Wednesday January 07, 2009

Stocks weak, US$ tumbles on economy concerns



Saturday, March 1, 2008

STOCKS fell and the US dollar tumbled to historic lows yesterday as the Federal Reserve's warning on the health of domestic banks raised concerns over a US recession, driving oil and safe-haven gold to record peaks.

Fed chairman Ben Bernanke said on Thursday some small US banks could fail during the current market turmoil stemming from the fallout in US subprime mortgages, in remarks which fanned expectations for an aggressive interest rate cut in March.

However, Bernanke also acknowledged inflation could complicate the central bank's effort to spur the economy, which weighed on risky assets.

"The market still looks very nervous. The banks are still the key talking point," said Keith Bowman, analyst at Hargreaves Lansdown.

"We've seen some ramification of (Bernanke's) comments in the continuing weakness of the dollar."

The FTSEurofirst 300 index was down 1.4 per cent on the day, hitting a one-week low. The MSCI main world equity index fell 0.7 per cent.

Asian stocks closed mostly lower yesterday as Wall Street's weakness, record oil prices and a weak US dollar — which makes regional exports more expensive — weighed heavily on sentiment.

Tokyo slumped 2.32 per cent and Sydney and Seoul each falling 1.4 per cent.

The prospect of lower US interest rates failed to halt the slide in Singapore which was down 1.55 per cent, Kuala Lumpur eased 0.80 per cent and Jakarta was down 1.3 per cent. Mumbai was down 1.38 per cent.

Hong Kong was off 1.1 per cent while Taipei was down a milder 0.58 per cent, but Shanghai rose 1.14 per cent.

Bangkok also bucked the broader trend and was up 0.43 per cent as the Thai central bank ditched the last of its currency controls imposed after the 2006 coup. Improved corporate results lifted Manila by 0.6 per cent.

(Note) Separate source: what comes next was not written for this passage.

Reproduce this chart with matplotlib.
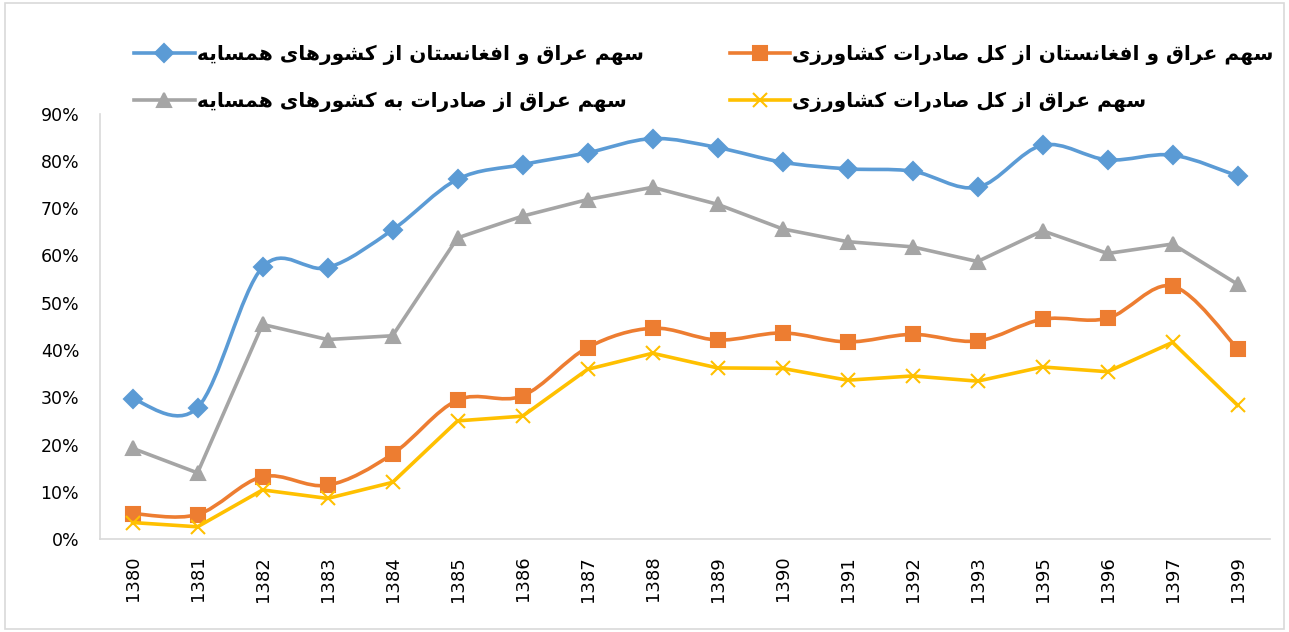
import matplotlib
matplotlib.use('Agg')
import matplotlib.pyplot as plt
import numpy as np
from matplotlib.path import Path
from matplotlib.patches import PathPatch, Rectangle
from matplotlib.lines import Line2D

years = ['1380', '1381', '1382', '1383', '1384', '1385', '1386', '1387', '1388',
         '1389', '1390', '1391', '1392', '1393', '1395', '1396', '1397', '1399']

# shares (fraction)
iraq_afg_neighbors = [0.296, 0.278, 0.575, 0.574, 0.654, 0.761, 0.792, 0.817, 0.847,
                      0.828, 0.797, 0.783, 0.778, 0.744, 0.833, 0.802, 0.812, 0.768]
iraq_afg_agri = [0.054, 0.052, 0.132, 0.114, 0.180, 0.294, 0.303, 0.405, 0.446,
                 0.421, 0.436, 0.417, 0.433, 0.419, 0.465, 0.467, 0.535, 0.403]
iraq_neighbors = [0.192, 0.140, 0.454, 0.422, 0.430, 0.637, 0.683, 0.718, 0.744,
                  0.708, 0.656, 0.629, 0.618, 0.587, 0.652, 0.604, 0.624, 0.539]
iraq_agri = [0.035, 0.026, 0.104, 0.086, 0.120, 0.250, 0.260, 0.359, 0.393,
             0.362, 0.361, 0.336, 0.345, 0.334, 0.364, 0.354, 0.416, 0.283]

labels = ['سهم عراق و افغانستان از کشورهای همسایه',
          'سهم عراق از صادرات به کشورهای همسایه',
          'سهم عراق و افغانستان از کل صادرات کشاورزی',
          'سهم عراق از کل صادرات کشاورزی']

# --- simple Persian shaping (presentation forms + reversal) ---
DUAL = {
    'ب': (0xFE8F, 0xFE90, 0xFE91, 0xFE92), 'ت': (0xFE95, 0xFE96, 0xFE97, 0xFE98),
    'س': (0xFEB1, 0xFEB2, 0xFEB3, 0xFEB4), 'ش': (0xFEB5, 0xFEB6, 0xFEB7, 0xFEB8),
    'ص': (0xFEB9, 0xFEBA, 0xFEBB, 0xFEBC), 'ع': (0xFEC9, 0xFECA, 0xFECB, 0xFECC),
    'غ': (0xFECD, 0xFECE, 0xFECF, 0xFED0), 'ف': (0xFED1, 0xFED2, 0xFED3, 0xFED4),
    'ق': (0xFED5, 0xFED6, 0xFED7, 0xFED8), 'ل': (0xFEDD, 0xFEDE, 0xFEDF, 0xFEE0),
    'م': (0xFEE1, 0xFEE2, 0xFEE3, 0xFEE4), 'ن': (0xFEE5, 0xFEE6, 0xFEE7, 0xFEE8),
    'ه': (0xFEE9, 0xFEEA, 0xFEEB, 0xFEEC), 'ی': (0xFBFC, 0xFBFD, 0xFBFE, 0xFBFF),
    'ک': (0xFB8E, 0xFB8F, 0xFB90, 0xFB91),
}
RIGHT = {
    'ا': (0xFE8D, 0xFE8E), 'د': (0xFEA9, 0xFEAA), 'ر': (0xFEAD, 0xFEAE),
    'ز': (0xFEAF, 0xFEB0), 'و': (0xFEED, 0xFEEE),
}


def shape(s):
    out = []
    for i, ch in enumerate(s):
        prev = s[i - 1] if i > 0 else ''
        nxt = s[i + 1] if i < len(s) - 1 else ''
        jp = prev in DUAL
        if ch in DUAL:
            jn = nxt in DUAL or nxt in RIGHT
            f = DUAL[ch]
            if jp and jn:
                out.append(chr(f[3]))
            elif jp:
                out.append(chr(f[1]))
            elif jn:
                out.append(chr(f[2]))
            else:
                out.append(chr(f[0]))
        elif ch in RIGHT:
            f = RIGHT[ch]
            out.append(chr(f[1]) if jp else chr(f[0]))
        else:
            out.append(ch)
    return ''.join(out[::-1])


def smooth_path(x, y):
    # Excel-like smoothed line: cubic Bezier through every point
    pts = np.column_stack([x, y])
    n = len(pts)
    verts = [pts[0]]
    codes = [Path.MOVETO]
    for i in range(n - 1):
        p0 = pts[i - 1] if i > 0 else pts[i]
        p1 = pts[i]
        p2 = pts[i + 1]
        p3 = pts[i + 2] if i + 2 < n else pts[i + 1]
        c1 = p1 + (p2 - p0) / 6.0
        c2 = p2 - (p3 - p1) / 6.0
        verts += [c1, c2, p2]
        codes += [Path.CURVE4] * 3
    return Path(verts, codes)


plt.rcParams['font.family'] = 'DejaVu Sans'

fig = plt.figure(figsize=(12.89, 6.32), dpi=100)
ax = fig.add_axes([0.0776, 0.147, 0.9077, 0.6734])

x = np.arange(len(years))
series = [
    (iraq_afg_neighbors, '#5B9BD5', 'D', 9, True),
    (iraq_neighbors, '#A5A5A5', '^', 10, False),
    (iraq_afg_agri, '#ED7D31', 's', 10, True),
    (iraq_agri, '#FFC000', 'x', 10, False),
]

handles = []
for (vals, col, mk, ms, smooth), lab in zip(series, labels):
    if smooth:
        ax.add_patch(PathPatch(smooth_path(x, vals), facecolor='none', edgecolor=col,
                               lw=2.6, capstyle='round', joinstyle='round', zorder=2))
        ax.plot(x, vals, linestyle='none', marker=mk, ms=ms, color=col, mew=1.5, zorder=3)
    else:
        ax.plot(x, vals, color=col, lw=2.6, marker=mk, ms=ms, mew=1.5, zorder=3)
    handles.append(Line2D([0], [0], color=col, lw=2.6, marker=mk, ms=ms, mew=1.5))

ax.set_xlim(-0.5, len(years) - 0.5)
ax.set_ylim(0, 0.9)
ax.set_yticks(np.arange(0, 0.91, 0.1))
ax.set_yticklabels([f'{int(round(v * 100))}%' for v in np.arange(0, 0.91, 0.1)], fontsize=12.5)
ax.set_xticks(x)
ax.set_xticklabels(years, rotation=90, fontsize=13)
ax.tick_params(axis='x', length=0, pad=12)
ax.tick_params(axis='y', length=0, pad=15)

for side in ['top', 'right']:
    ax.spines[side].set_visible(False)
for side in ['left', 'bottom']:
    ax.spines[side].set_color('#D9D9D9')
    ax.spines[side].set_linewidth(1.2)

fig.legend(handles, [shape(l) for l in labels], ncol=2, loc='upper left',
           bbox_to_anchor=(0.09, 0.958), frameon=False,
           prop={'family': 'DejaVu Sans', 'weight': 'bold', 'size': 14.5},
           handlelength=3.0, handletextpad=0.1, columnspacing=4.3, labelspacing=1.35)

fig.patches.append(Rectangle((0.004, 0.005), 0.992, 0.99, transform=fig.transFigure,
                             fill=False, edgecolor='#D9D9D9', lw=1.2))

fig.savefig('out.png', dpi=100)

The US dollar fell to a three-year low of ¥104.08, hit record lows of US$1.5238 per euro and tumbled to historic troughs against a basket of major currencies.

"Mr Bernanke identified the main economic risks as the credit crunch, employment and the housing market. Don't expect good news from any of these directions soon. The rise in inflation complicates the Fed's job. However, growth worries are in the driving seat," BNP Paribas said in a note to clients.